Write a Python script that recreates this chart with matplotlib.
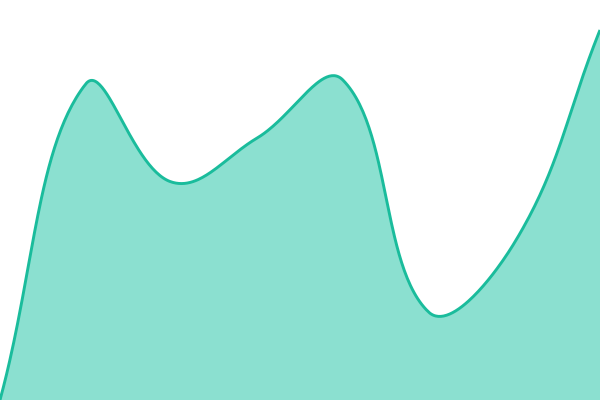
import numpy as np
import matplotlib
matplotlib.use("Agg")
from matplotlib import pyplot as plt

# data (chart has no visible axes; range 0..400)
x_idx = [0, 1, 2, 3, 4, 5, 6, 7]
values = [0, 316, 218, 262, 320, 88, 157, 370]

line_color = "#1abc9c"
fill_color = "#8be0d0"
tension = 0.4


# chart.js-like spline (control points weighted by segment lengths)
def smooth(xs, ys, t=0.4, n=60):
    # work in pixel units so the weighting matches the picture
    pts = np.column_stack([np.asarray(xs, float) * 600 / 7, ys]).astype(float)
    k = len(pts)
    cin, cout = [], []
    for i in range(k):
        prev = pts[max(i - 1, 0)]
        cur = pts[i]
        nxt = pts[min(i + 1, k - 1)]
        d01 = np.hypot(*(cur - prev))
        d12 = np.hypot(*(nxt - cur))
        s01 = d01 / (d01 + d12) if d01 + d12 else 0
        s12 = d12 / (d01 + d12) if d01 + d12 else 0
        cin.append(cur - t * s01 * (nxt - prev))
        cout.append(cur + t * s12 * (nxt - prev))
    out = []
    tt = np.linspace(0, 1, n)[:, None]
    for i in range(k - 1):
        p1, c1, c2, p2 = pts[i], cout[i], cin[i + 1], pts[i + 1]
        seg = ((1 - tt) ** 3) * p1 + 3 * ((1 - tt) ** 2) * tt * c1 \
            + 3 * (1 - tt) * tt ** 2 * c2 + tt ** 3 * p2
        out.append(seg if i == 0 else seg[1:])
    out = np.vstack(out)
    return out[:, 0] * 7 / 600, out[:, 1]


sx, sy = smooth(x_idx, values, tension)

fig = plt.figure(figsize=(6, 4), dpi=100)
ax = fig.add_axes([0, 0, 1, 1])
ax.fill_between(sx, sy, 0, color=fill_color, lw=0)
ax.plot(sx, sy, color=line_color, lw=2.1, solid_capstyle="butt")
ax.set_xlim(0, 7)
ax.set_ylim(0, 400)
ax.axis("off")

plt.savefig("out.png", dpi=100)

> Description of the task
What is the number of lines above that contain "matplotlib"? Answer with that number only.

> Response to the exercise
4